My first single “Only One,” is about a deep longing for security that lasts a lifetime. It’s realizing that feeling of security may require taking a leap of faith – believing it exists for it to be true. It’s allowing your heart to lie in another person’s hands with hope they will protect it like you have for as long as you’ve known and then trusting that they will never let it go. For some reason I found myself trusting, and to my surprise it didn’t end poorly. My leap of faith ended in love.
In my next song “As I Am” I realize that I am the way I am for better or for worse, and that doesn’t make me less or more worthy. During “Fragile,” I process the delicate nature of the heart, amidst having vulnerability that scares me to death. “Aimless Wanderer” is a story of two lost souls who realize they are lost when they find each other and feel belonging. And, lastly (at least for the EP’s sake – for there is so much more I could say), “Miles” is about the challenges of a long distance friendship that once was so much more. And still wanting it to be like it was – supposed to be.
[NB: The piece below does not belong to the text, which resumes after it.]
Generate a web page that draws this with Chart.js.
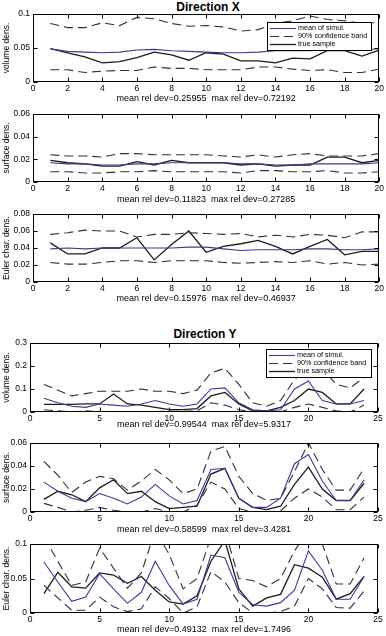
<!DOCTYPE html>
<html><head><meta charset="utf-8">
<script src="https://cdn.jsdelivr.net/npm/chart.js@4.4.1/dist/chart.umd.min.js"></script>
<style>
html,body{margin:0;padding:0;background:#fff;width:386px;height:636px;overflow:hidden;position:relative;font-family:"Liberation Sans",Arial,sans-serif}
.ttl{position:absolute;text-align:center;font-weight:bold;font-size:12px;line-height:14px;color:#000}
canvas{position:absolute;left:0}
</style></head><body>
<div class="ttl" style="top:0px;left:33px;width:350px">Direction X</div>
<div class="ttl" style="top:327px;left:30px;width:350px">Direction Y</div>
<canvas id="c1"></canvas><canvas id="c2"></canvas><canvas id="c3"></canvas>
<canvas id="c4"></canvas><canvas id="c5"></canvas><canvas id="c6"></canvas>
<script>
// ---------- data ----------
const idxX = [1,2,3,4,5,6,7,8,9,10,11,12,13,14,15,16,17,18,19,20];
const idxY = [1,2,3,4,5,6,7,8,9,10,11,12,13,14,15,16,17,18,19,20,21,22,23,24];
const xTicksX = [0,2,4,6,8,10,12,14,16,18,20];
const xTicksY = [0,5,10,15,20,25];

const legendLabels = ['mean of simul.','90% confidence band','true sample'];

// Direction X - volume density
const volXMean = [0.049,0.045,0.044,0.043,0.044,0.047,0.048,0.046,0.045,0.044,0.043,0.043,0.044,0.046,0.046,0.046,0.047,0.047,0.047,0.049];
const volXTrue = [0.049,0.043,0.037,0.028,0.030,0.036,0.044,0.040,0.032,0.043,0.041,0.031,0.031,0.028,0.035,0.034,0.046,0.046,0.038,0.047];
const volXHigh = [0.086,0.080,0.080,0.087,0.083,0.095,0.093,0.086,0.082,0.083,0.081,0.075,0.077,0.086,0.090,0.097,0.092,0.090,0.086,0.088];
const volXLow  = [0.018,0.018,0.014,0.016,0.017,0.017,0.022,0.020,0.020,0.018,0.018,0.018,0.022,0.022,0.019,0.017,0.018,0.014,0.014,0.019];
const volXTicks = [0,0.05,0.1];

// Direction X - surface density
const surXMean = [0.017,0.016,0.016,0.015,0.015,0.016,0.016,0.017,0.017,0.017,0.017,0.016,0.016,0.015,0.015,0.016,0.016,0.016,0.016,0.017];
const surXTrue = [0.019,0.017,0.016,0.014,0.014,0.018,0.015,0.019,0.017,0.017,0.017,0.015,0.016,0.014,0.015,0.015,0.022,0.022,0.017,0.019];
const surXHigh = [0.024,0.023,0.023,0.022,0.025,0.025,0.024,0.024,0.024,0.024,0.023,0.022,0.024,0.022,0.024,0.025,0.023,0.023,0.023,0.025];
const surXLow  = [0.009,0.009,0.008,0.008,0.009,0.009,0.010,0.009,0.009,0.009,0.009,0.008,0.010,0.010,0.009,0.009,0.010,0.008,0.008,0.009];
const surXTicks = [0,0.02,0.04,0.06];

// Direction X - Euler characteristic density
const eulXMean = [0.039,0.040,0.039,0.040,0.040,0.040,0.040,0.040,0.041,0.041,0.039,0.037,0.038,0.038,0.038,0.039,0.039,0.038,0.038,0.039];
const eulXTrue = [0.046,0.033,0.033,0.040,0.040,0.052,0.026,0.044,0.060,0.035,0.042,0.045,0.049,0.042,0.033,0.042,0.050,0.032,0.036,0.036];
const eulXHigh = [0.056,0.058,0.061,0.060,0.060,0.053,0.056,0.056,0.058,0.057,0.056,0.057,0.053,0.055,0.053,0.056,0.055,0.052,0.059,0.059];
const eulXLow  = [0.023,0.021,0.021,0.023,0.025,0.025,0.023,0.025,0.025,0.025,0.023,0.022,0.023,0.024,0.023,0.025,0.021,0.023,0.020,0.021];
const eulXTicks = [0,0.02,0.04,0.06,0.08];

// Direction Y - volume density
const volYMean = [0.060,0.040,0.025,0.020,0.035,0.030,0.025,0.035,0.050,0.035,0.025,0.035,0.100,0.105,0.040,0.010,0.005,0.010,0.100,0.135,0.050,0.035,0.035,0.050];
const volYTrue = [0.033,0.033,0.033,0.035,0.035,0.078,0.035,0.030,0.020,0.010,0.010,0.015,0.070,0.085,0.035,0.005,0.005,0.020,0.050,0.100,0.085,0.035,0.035,0.100];
const volYHigh = [0.120,0.095,0.070,0.080,0.090,0.090,0.090,0.100,0.090,0.090,0.080,0.095,0.170,0.190,0.120,0.040,0.025,0.050,0.140,0.200,0.190,0.120,0.105,0.150];
const volYLow  = [0.010,0.005,0.000,0.005,0.000,0.002,0.000,0.000,0.002,0.003,0.003,0.005,0.040,0.030,0.010,0.000,0.000,0.000,0.020,0.035,0.020,0.005,0.000,0.030];
const volYTicks = [0,0.1,0.2,0.3];

// Direction Y - surface density
const surYMean = [0.026,0.018,0.012,0.009,0.016,0.012,0.007,0.013,0.024,0.014,0.007,0.010,0.037,0.038,0.012,0.004,0.004,0.012,0.042,0.050,0.027,0.010,0.010,0.028];
const surYTrue = [0.011,0.018,0.015,0.009,0.021,0.028,0.016,0.018,0.009,0.003,0.004,0.005,0.033,0.038,0.012,0.004,0.002,0.005,0.024,0.039,0.020,0.010,0.010,0.025];
const surYHigh = [0.044,0.032,0.017,0.026,0.031,0.029,0.019,0.027,0.037,0.028,0.016,0.020,0.053,0.057,0.031,0.016,0.010,0.012,0.035,0.060,0.037,0.019,0.019,0.038];
const surYLow  = [0.0075,0.004,0.000,0.0015,0.004,0.0015,0.000,0.000,0.003,0.000,0.000,0.006,0.026,0.020,0.003,0.000,0.000,0.001,0.012,0.020,0.013,0.002,0.002,0.013];
const surYTicks = [0,0.02,0.04,0.06];

// Direction Y - Euler characteristic density
const eulYMean = [0.074,0.045,0.017,0.023,0.057,0.035,0.014,0.030,0.075,0.040,0.013,0.020,0.084,0.080,0.030,0.012,0.010,0.015,0.033,0.090,0.062,0.020,0.020,0.053];
const eulYTrue = [0.028,0.059,0.038,0.036,0.058,0.055,0.043,0.053,0.033,0.016,0.013,0.025,0.075,0.105,0.035,0.010,0.022,0.027,0.070,0.065,0.052,0.020,0.028,0.053];
const eulYHigh = [0.110,0.075,0.040,0.045,0.094,0.065,0.036,0.058,0.120,0.085,0.035,0.050,0.110,0.120,0.050,0.047,0.038,0.050,0.090,0.120,0.100,0.042,0.042,0.080];
const eulYLow  = [0.040,0.022,0.004,0.004,0.023,0.009,0.002,0.006,0.038,0.021,0.000,0.009,0.060,0.045,0.015,0.000,0.000,0.002,0.010,0.050,0.035,0.008,0.007,0.032];
const eulYTicks = [0,0.05,0.1];

// ---------- styling ----------
const FONT = '"Liberation Sans", Arial, Helvetica, sans-serif';
Chart.defaults.font.family = FONT;
Chart.defaults.color = '#000';
const COL_MEAN = '#3a3a9a', COL_TRUE = '#1c1c1c', COL_BAND = '#2e2e46';

const boxTicks = {
  id:'boxTicks',
  afterDraw(chart){
    const {ctx, chartArea:a, scales:{x,y}} = chart;
    const L = 4;
    ctx.save();
    ctx.strokeStyle = '#000'; ctx.lineWidth = 1; ctx.setLineDash([]);
    const l = Math.round(a.left)+0.5, r = Math.round(a.right)-0.5, t = Math.round(a.top)+0.5, b = Math.round(a.bottom)-0.5;
    ctx.strokeRect(l, t, r-l, b-t);
    ctx.beginPath();
    x.ticks.forEach(tk=>{
      const px = Math.round(x.getPixelForValue(tk.value))+0.5;
      ctx.moveTo(px,b); ctx.lineTo(px,b-L);
      ctx.moveTo(px,t); ctx.lineTo(px,t+L);
    });
    y.ticks.forEach(tk=>{
      const py = Math.round(y.getPixelForValue(tk.value))+0.5;
      ctx.moveTo(l,py); ctx.lineTo(l+L,py);
      ctx.moveTo(r,py); ctx.lineTo(r-L,py);
    });
    ctx.stroke();
    ctx.restore();
  }
};

const boxLegend = {
  id:'boxLegend',
  afterDraw(chart, args, o){
    if(!o || !o.show) return;
    const {ctx, chartArea:a} = chart;
    const x1 = Math.round(a.right - o.right - o.w), y1 = Math.round(a.top + o.top);
    ctx.save();
    ctx.fillStyle = '#fff'; ctx.fillRect(x1, y1, o.w, o.h);
    ctx.strokeStyle = '#000'; ctx.lineWidth = 1; ctx.setLineDash([]);
    ctx.strokeRect(x1+0.5, y1+0.5, o.w, o.h);
    ctx.font = '7.2px ' + FONT; ctx.textBaseline = 'middle'; ctx.fillStyle = '#000';
    const ds = chart.data.datasets;
    o.items.forEach((dsi, i)=>{
      const d = ds[dsi];
      const yy = Math.round(y1 + o.rowTop + i*o.rowGap) + 0.5;
      ctx.beginPath();
      ctx.setLineDash(d.borderDash || []);
      ctx.strokeStyle = d.borderColor; ctx.lineWidth = d.borderWidth;
      ctx.moveTo(x1+3, yy); ctx.lineTo(x1+29, yy); ctx.stroke();
      ctx.setLineDash([]);
      ctx.fillText(legendLabels[i], x1+31, yy);
    });
    ctx.restore();
  }
};

function pts(xs, ys){ return xs.map((v,i)=>({x:v, y:ys[i]})); }

function panel(id, g, xs, xTicks, xMax, high, low, mean, tru, yTicks, yLabel, xLabel, legend){
  const cv = document.getElementById(id);
  const H = Math.round(g.xl + 5.4 - g.ct);
  cv.width = 386; cv.height = H; cv.style.top = g.ct + 'px';
  const band = {borderColor:COL_BAND, borderWidth:1.1, borderDash:[9,5], pointRadius:0, fill:false, tension:0};
  new Chart(cv, {
    type:'line',
    data:{datasets:[
      Object.assign({label:'upper', data:pts(xs,high)}, band),
      Object.assign({label:'lower', data:pts(xs,low)}, band),
      {label:'mean', data:pts(xs,mean), borderColor:COL_MEAN, borderWidth:1.1, pointRadius:0, fill:false, tension:0},
      {label:'true', data:pts(xs,tru), borderColor:COL_TRUE, borderWidth:1.3, pointRadius:0, fill:false, tension:0}
    ]},
    options:{
      responsive:false, animation:false, devicePixelRatio:1,
      layout:{autoPadding:false, padding:{left:0, right:386-g.right, top:g.at-g.ct, bottom:0}},
      scales:{
        x:{type:'linear', min:0, max:xMax,
           afterBuildTicks:s=>{ s.ticks = xTicks.map(v=>({value:v})); },
           afterFit:s=>{ s.height = H - (g.ab - g.ct); },
           grid:{display:false, drawTicks:false}, border:{display:false},
           ticks:{padding:2, maxRotation:0, autoSkip:false, font:{size:8.5}, callback:v=>String(v)},
           title:{display:true, text:xLabel, font:{size:9}, padding:{top:0,bottom:0}}},
        y:{type:'linear', min:0, max:yTicks[yTicks.length-1],
           afterBuildTicks:s=>{ s.ticks = yTicks.map(v=>({value:v})); },
           afterFit:s=>{ s.width = g.left; },
           grid:{display:false, drawTicks:false}, border:{display:false},
           ticks:{padding:3, autoSkip:false, font:{size:8.5}, callback:v=>String(v)},
           title:{display:true, text:yLabel, font:{size:8.5}, padding:{top:2,bottom:0}}}
      },
      plugins:{legend:{display:false}, tooltip:{enabled:false},
        boxLegend: legend || {show:false}}
    },
    plugins:[boxTicks, boxLegend]
  });
}

const legX = {show:true, right:8, top:8, w:104, h:28, rowTop:5.5, rowGap:8, items:[2,0,3]};
const legY = {show:true, right:7, top:6, w:105, h:28, rowTop:6, rowGap:8, items:[2,0,3]};

panel('c1', {ct:4, at:14, ab:82, xl:99, left:33, right:381}, idxX, xTicksX, 20, volXHigh, volXLow, volXMean, volXTrue, volXTicks, 'volume dens.', 'mean rel dev=0.25955  max rel dev=0.72192', legX);
panel('c2', {ct:104, at:114, ab:182, xl:200, left:33, right:381}, idxX, xTicksX, 20, surXHigh, surXLow, surXMean, surXTrue, surXTicks, 'surface dens.', 'mean rel dev=0.11823  max rel dev=0.27285');
panel('c3', {ct:204, at:214, ab:282, xl:299, left:33, right:381}, idxX, xTicksX, 20, eulXHigh, eulXLow, eulXMean, eulXTrue, eulXTicks, 'Euler char. dens.', 'mean rel dev=0.15976  max rel dev=0.46937');
panel('c4', {ct:333, at:343, ab:412, xl:425, left:30, right:378}, idxY, xTicksY, 25, volYHigh, volYLow, volYMean, volYTrue, volYTicks, 'volume dens.', 'mean rel dev=0.99544  max rel dev=5.9317', legY);
panel('c5', {ct:433, at:443, ab:512, xl:530, left:30, right:378}, idxY, xTicksY, 25, surYHigh, surYLow, surYMean, surYTrue, surYTicks, 'surface dens.', 'mean rel dev=0.58599  max rel dev=3.4281');
panel('c6', {ct:534, at:544, ab:613, xl:630, left:30, right:378}, idxY, xTicksY, 25, eulYHigh, eulYLow, eulYMean, eulYTrue, eulYTicks, 'Euler char. dens.', 'mean rel dev=0.49132  max rel dev=1.7496');
</script>
</body></html>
With the help of a small team and amazing musicians and artists, these songs really came to life way more than just putting them to tape, so to speak. I discovered parts of myself I hadn’t known before, and had the pleasure of letting go of my expectations to make room for the crazy talented musicians and artists to put their stamp on these songs. It was… freeing! In the end, the songs became much more than what I could have made on my own. It was truly a collaborative process, and it was amazing. Art is definitely meant to be shared. I wouldn’t know the freedom of collaborative art had I kept these songs to myself like I’ve done for the past 10 years.
Similarly, the recording process could not have been done in a vacuum either. In the most challenging parts of the process I questioned my motivations and abilities to make it happen. Was it worth it? Is it good? Why am I doing this? But in the presence of others, you are just making art, and that alone makes it worth it. On the flip side – the best parts were where I completely lost track of time and space and felt I could keep on going forever. I had found my home. It didn’t matter whether or not it was good – it was my heart.
All that to say, I think the biggest thing that came out of this EP is that there is beauty in the messiness of life. I have learned that through everything that goes wrong you can find hope in it all.